Plotting code records

━━━

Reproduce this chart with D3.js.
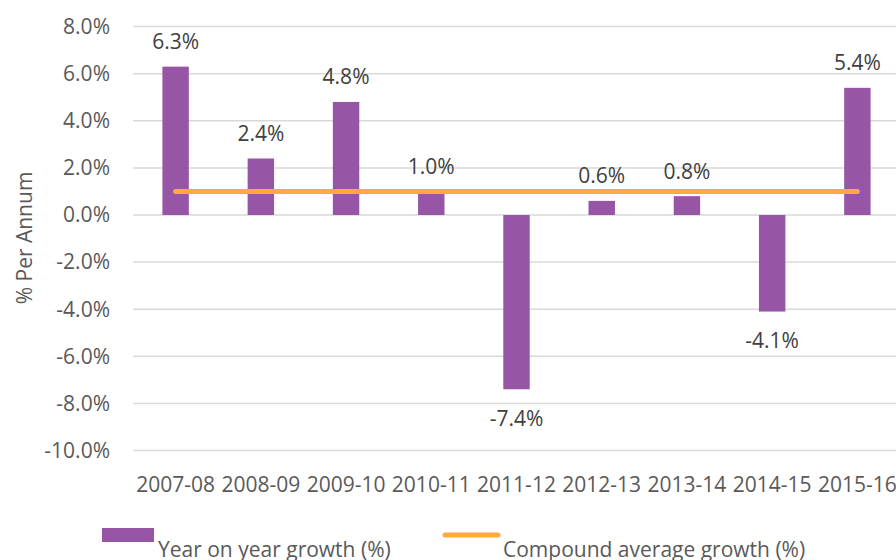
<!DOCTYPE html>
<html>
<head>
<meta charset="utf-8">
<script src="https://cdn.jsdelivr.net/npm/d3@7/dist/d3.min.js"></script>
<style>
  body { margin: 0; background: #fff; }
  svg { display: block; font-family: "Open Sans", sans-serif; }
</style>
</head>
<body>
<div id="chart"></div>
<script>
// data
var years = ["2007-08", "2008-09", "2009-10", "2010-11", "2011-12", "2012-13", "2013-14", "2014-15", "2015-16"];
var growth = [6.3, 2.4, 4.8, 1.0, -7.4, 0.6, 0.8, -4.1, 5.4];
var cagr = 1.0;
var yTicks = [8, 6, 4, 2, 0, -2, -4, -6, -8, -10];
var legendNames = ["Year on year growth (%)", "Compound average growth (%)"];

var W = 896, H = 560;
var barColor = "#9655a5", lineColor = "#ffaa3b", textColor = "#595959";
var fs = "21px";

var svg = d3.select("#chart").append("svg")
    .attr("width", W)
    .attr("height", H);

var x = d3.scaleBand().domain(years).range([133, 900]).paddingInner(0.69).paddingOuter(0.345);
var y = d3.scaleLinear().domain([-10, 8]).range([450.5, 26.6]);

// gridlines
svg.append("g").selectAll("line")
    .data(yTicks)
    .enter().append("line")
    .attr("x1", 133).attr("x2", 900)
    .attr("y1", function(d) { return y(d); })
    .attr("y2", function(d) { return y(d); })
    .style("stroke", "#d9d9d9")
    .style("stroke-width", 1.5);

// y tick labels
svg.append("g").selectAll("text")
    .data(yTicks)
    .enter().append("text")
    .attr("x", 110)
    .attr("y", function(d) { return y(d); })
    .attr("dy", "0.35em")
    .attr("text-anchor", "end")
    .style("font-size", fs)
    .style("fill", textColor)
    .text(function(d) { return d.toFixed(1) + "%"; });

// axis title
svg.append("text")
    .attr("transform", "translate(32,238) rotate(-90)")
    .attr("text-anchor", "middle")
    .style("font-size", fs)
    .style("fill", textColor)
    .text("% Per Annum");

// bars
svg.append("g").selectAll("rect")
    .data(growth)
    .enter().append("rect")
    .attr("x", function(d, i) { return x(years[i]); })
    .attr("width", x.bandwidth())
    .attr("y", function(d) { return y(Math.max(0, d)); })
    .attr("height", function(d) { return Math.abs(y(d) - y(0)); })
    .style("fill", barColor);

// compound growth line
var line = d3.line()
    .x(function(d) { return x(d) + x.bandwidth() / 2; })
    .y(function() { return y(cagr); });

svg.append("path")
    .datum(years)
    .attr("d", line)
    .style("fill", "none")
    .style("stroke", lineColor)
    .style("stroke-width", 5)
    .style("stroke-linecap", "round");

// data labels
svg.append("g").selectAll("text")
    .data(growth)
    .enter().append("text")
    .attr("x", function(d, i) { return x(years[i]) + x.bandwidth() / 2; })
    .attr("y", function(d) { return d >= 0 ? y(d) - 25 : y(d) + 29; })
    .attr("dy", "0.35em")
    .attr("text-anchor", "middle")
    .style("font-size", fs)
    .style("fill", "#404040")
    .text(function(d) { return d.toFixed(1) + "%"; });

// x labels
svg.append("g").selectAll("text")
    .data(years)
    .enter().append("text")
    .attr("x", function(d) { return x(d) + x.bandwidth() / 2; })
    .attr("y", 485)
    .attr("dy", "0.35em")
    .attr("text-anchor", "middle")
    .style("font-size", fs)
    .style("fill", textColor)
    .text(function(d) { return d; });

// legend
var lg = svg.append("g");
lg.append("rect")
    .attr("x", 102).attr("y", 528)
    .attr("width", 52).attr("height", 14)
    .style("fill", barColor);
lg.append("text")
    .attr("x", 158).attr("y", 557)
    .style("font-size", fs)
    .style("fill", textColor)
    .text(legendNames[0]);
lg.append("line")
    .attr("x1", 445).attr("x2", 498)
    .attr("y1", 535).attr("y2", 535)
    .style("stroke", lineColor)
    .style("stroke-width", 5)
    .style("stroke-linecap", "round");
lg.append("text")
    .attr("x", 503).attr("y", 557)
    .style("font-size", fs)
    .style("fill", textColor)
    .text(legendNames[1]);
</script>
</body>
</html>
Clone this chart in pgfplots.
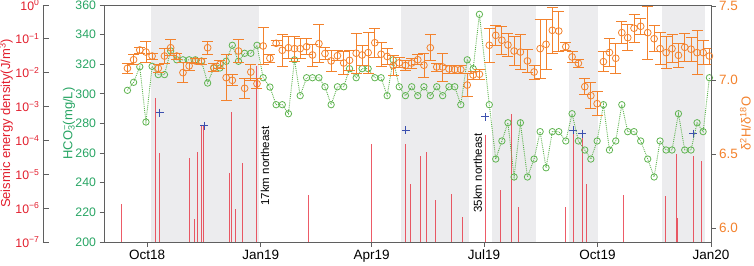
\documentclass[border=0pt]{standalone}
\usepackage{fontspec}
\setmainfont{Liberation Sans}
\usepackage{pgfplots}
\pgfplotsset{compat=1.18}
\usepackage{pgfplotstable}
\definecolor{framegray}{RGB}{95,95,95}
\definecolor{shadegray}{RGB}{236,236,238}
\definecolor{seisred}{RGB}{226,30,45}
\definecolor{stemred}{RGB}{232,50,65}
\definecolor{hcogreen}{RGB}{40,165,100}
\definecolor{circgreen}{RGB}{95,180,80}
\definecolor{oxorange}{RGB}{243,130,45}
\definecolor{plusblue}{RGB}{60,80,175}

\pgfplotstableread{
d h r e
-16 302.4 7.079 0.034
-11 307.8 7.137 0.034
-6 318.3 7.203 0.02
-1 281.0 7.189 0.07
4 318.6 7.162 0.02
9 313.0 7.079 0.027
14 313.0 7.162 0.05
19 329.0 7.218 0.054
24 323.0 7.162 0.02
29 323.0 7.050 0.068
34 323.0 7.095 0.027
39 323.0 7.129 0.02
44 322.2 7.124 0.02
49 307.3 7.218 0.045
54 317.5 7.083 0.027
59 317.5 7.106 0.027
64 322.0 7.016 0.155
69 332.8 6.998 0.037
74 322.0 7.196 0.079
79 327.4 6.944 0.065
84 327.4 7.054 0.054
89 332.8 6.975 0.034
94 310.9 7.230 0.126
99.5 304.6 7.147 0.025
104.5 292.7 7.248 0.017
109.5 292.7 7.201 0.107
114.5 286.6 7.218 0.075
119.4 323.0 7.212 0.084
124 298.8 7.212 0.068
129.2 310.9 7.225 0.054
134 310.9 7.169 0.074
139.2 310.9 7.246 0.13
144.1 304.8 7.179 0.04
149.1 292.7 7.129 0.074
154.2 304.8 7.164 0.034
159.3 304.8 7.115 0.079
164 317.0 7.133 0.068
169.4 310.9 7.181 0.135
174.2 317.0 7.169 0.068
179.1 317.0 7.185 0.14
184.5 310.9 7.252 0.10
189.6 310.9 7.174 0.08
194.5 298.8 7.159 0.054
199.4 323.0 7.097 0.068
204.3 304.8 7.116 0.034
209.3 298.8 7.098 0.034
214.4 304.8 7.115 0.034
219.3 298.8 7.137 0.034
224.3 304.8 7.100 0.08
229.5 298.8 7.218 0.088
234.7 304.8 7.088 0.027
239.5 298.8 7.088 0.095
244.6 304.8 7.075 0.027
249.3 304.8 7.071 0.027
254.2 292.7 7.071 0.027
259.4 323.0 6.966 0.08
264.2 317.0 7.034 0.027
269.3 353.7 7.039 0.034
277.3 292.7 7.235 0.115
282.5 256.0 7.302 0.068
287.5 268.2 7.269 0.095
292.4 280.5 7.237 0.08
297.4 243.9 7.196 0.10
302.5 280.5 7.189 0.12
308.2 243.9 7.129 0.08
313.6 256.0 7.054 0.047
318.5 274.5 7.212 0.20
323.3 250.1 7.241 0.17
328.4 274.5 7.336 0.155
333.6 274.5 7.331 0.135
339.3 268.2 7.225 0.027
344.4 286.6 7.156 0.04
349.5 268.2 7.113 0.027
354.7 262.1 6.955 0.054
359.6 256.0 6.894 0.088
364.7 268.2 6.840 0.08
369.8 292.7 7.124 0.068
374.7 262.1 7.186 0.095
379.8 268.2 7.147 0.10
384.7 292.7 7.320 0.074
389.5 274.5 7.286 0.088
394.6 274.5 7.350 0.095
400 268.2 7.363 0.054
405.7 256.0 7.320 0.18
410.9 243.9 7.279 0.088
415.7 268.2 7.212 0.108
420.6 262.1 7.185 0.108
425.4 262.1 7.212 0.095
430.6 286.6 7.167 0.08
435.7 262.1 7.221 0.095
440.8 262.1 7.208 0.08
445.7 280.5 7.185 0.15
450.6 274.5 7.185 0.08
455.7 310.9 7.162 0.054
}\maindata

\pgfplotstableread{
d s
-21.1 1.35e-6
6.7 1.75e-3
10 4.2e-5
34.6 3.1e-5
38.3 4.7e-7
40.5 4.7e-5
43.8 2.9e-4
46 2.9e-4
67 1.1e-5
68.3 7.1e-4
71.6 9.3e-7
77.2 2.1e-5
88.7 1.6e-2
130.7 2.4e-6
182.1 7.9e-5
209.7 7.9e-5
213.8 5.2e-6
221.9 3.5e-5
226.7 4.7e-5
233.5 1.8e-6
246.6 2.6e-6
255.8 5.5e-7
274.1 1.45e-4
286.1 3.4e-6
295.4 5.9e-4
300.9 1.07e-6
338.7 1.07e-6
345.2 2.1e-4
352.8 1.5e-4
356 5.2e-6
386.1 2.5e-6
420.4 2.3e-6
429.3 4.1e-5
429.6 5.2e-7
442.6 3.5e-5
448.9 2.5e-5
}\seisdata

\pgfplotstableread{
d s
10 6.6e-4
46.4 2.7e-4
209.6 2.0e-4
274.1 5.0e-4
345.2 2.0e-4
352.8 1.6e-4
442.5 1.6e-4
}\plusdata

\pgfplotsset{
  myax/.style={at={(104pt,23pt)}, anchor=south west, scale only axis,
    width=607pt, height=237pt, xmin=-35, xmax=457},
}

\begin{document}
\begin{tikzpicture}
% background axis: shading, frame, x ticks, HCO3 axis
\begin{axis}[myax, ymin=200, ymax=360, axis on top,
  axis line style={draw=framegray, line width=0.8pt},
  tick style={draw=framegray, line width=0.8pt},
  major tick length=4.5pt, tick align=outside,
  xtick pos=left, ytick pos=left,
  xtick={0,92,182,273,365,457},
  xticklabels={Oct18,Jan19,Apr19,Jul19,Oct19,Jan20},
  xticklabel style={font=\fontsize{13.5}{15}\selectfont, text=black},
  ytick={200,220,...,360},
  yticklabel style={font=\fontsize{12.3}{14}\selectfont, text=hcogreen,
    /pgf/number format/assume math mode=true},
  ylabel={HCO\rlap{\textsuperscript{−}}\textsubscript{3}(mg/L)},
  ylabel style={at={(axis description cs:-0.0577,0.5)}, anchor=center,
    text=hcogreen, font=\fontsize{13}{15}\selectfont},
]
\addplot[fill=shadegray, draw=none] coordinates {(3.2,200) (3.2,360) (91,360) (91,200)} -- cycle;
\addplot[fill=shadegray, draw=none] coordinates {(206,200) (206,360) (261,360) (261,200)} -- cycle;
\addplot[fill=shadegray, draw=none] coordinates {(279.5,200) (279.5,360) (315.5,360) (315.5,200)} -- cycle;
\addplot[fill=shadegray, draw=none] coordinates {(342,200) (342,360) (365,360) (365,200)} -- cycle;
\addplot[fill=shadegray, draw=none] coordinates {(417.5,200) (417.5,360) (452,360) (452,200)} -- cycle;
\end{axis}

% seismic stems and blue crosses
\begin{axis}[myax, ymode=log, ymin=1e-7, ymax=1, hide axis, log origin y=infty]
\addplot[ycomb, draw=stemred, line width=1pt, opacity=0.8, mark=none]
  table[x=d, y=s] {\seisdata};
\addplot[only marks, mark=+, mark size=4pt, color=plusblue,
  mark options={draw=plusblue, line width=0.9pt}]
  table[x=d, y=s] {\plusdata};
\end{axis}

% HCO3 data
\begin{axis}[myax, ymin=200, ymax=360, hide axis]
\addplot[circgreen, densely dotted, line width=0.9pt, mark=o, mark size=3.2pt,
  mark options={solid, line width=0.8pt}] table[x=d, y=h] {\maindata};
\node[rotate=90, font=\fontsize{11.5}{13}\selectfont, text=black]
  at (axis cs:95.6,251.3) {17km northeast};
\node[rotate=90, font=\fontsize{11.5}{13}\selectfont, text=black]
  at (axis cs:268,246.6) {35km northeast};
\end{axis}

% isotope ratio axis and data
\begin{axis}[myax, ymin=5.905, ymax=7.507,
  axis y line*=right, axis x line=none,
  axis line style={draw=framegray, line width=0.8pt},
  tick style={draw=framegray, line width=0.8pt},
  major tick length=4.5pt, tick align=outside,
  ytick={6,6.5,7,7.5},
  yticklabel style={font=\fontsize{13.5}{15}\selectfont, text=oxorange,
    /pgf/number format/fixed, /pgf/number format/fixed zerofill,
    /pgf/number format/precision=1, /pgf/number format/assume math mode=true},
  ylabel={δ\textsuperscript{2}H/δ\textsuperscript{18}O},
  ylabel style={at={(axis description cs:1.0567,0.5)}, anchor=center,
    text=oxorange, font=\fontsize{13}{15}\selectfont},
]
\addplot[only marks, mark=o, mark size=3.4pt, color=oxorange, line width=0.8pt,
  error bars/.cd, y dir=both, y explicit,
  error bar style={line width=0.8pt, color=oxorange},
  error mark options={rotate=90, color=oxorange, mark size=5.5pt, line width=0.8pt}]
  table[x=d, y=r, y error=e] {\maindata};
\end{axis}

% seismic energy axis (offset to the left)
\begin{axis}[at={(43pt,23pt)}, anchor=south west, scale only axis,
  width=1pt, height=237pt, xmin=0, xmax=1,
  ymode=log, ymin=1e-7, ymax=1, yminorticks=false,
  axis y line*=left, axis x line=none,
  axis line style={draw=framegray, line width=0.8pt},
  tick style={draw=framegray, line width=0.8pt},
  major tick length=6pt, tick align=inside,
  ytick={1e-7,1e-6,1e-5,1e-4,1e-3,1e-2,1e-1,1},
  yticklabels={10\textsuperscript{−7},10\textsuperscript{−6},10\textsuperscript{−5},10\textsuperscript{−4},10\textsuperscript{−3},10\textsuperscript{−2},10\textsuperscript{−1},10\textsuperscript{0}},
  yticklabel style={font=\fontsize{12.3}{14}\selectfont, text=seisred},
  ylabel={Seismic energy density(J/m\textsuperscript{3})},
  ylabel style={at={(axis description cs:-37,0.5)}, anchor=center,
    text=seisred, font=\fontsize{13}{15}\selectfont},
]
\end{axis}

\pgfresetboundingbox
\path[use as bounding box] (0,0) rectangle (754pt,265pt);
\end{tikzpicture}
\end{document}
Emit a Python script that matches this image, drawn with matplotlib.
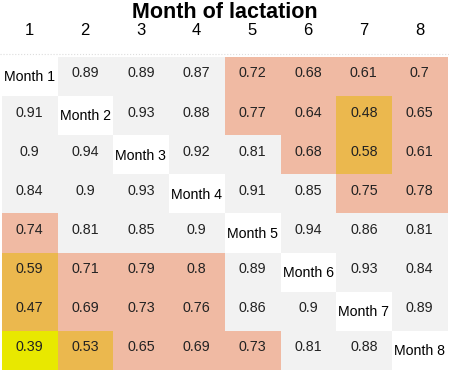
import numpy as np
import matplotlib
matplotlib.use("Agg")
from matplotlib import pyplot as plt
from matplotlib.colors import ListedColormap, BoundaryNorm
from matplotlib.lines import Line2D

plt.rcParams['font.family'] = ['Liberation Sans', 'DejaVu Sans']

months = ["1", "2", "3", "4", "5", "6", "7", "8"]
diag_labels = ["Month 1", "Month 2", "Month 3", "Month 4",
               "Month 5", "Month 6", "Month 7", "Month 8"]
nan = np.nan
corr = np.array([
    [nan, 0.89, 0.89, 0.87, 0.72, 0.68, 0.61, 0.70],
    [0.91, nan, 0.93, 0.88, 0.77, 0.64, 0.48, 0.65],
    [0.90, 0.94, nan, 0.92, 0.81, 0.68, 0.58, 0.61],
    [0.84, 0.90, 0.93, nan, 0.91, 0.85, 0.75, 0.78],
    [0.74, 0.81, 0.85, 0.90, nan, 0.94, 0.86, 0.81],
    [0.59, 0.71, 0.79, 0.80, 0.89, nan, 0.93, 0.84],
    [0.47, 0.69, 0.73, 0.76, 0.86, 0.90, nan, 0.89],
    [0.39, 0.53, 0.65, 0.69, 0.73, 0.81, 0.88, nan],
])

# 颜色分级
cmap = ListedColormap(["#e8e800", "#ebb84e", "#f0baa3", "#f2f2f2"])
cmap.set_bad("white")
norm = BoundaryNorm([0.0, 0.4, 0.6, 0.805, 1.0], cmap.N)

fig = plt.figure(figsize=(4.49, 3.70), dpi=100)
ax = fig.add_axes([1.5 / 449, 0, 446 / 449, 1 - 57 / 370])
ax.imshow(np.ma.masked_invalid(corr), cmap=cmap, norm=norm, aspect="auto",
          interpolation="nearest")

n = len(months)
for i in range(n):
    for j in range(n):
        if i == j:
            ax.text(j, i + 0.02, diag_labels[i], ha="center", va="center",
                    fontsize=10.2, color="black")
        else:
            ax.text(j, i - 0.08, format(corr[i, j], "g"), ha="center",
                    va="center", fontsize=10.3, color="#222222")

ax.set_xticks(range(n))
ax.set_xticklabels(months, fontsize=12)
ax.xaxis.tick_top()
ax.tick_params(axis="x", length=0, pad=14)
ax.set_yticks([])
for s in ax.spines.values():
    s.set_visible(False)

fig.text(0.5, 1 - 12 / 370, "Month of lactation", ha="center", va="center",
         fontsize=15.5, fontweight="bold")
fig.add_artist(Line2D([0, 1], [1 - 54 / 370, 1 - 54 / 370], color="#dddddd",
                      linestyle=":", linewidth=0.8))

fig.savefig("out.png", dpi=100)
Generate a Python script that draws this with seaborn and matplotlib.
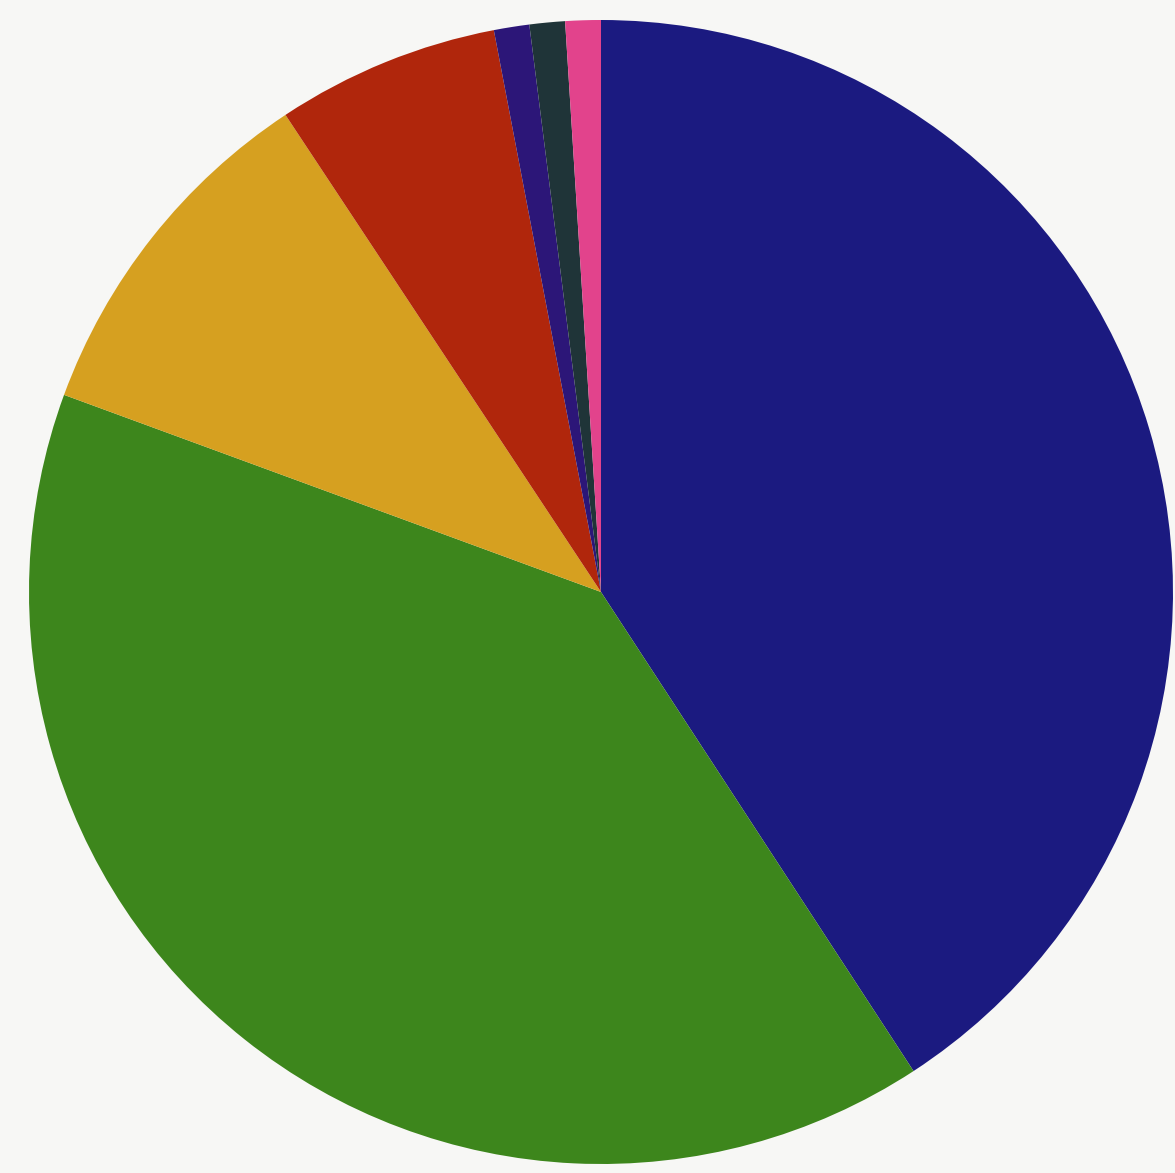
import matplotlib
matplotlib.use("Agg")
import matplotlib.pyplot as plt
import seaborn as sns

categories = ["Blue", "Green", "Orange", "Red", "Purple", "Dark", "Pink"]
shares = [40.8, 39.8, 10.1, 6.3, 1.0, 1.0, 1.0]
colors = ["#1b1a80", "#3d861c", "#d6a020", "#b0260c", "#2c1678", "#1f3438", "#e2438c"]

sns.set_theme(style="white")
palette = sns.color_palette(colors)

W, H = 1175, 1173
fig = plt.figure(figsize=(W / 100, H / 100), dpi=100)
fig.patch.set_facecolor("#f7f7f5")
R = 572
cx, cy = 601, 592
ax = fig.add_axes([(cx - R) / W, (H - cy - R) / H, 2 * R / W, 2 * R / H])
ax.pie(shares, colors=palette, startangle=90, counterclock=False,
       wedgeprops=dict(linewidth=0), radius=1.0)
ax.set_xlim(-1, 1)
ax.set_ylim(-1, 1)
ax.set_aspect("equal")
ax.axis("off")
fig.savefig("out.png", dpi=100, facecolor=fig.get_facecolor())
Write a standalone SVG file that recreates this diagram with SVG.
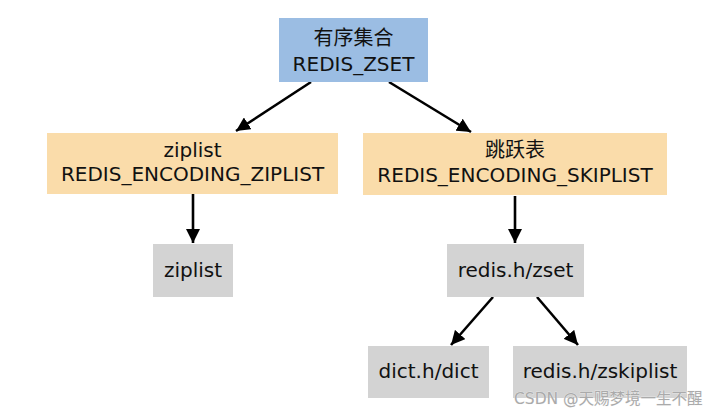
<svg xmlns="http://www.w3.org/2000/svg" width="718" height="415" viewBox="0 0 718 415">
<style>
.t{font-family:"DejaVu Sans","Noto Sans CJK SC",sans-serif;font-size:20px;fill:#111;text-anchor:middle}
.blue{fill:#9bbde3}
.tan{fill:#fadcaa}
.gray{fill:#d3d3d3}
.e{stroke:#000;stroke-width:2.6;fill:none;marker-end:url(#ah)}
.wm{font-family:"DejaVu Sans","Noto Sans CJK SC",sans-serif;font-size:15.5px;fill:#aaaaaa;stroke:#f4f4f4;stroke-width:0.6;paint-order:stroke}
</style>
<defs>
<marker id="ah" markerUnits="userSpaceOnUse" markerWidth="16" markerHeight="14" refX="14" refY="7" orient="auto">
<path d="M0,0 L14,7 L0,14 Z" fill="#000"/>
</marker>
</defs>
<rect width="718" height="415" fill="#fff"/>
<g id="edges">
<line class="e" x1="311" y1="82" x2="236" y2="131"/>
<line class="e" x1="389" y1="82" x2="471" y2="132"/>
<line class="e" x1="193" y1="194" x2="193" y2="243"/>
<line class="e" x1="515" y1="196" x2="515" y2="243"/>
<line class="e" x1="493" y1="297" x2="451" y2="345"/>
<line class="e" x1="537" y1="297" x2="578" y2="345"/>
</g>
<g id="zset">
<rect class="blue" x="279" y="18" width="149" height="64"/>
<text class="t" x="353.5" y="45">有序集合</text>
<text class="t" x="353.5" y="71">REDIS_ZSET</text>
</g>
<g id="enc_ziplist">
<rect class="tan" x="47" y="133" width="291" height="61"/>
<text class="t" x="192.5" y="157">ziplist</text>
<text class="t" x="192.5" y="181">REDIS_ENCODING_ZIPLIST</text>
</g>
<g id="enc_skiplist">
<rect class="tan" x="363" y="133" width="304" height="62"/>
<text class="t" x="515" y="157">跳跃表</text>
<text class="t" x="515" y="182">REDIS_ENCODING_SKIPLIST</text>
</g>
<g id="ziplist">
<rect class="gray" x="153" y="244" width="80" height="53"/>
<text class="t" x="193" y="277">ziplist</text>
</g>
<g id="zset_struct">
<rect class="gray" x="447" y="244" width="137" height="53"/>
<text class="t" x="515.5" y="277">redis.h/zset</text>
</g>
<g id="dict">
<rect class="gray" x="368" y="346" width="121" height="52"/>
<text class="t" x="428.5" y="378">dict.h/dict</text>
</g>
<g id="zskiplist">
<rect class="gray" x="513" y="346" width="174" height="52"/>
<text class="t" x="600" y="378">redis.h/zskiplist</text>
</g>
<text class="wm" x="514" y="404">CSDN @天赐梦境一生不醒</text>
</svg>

━━━

* TASK DESCRIPTION *
Include both the line containing "Emit a Python" and the line containing "plt.rcParams['font.family'] = ['Liberation" when you write out everything between them, exactly. Leave the pictures out.

* TASK RESPONSE *
Emit a Python script that matches this image, drawn with matplotlib.
import numpy as np
import matplotlib
matplotlib.use("Agg")
from matplotlib import pyplot as plt
from matplotlib.colors import ListedColormap, BoundaryNorm
from matplotlib.lines import Line2D

plt.rcParams['font.family'] = ['Liberation Sans', 'DejaVu Sans']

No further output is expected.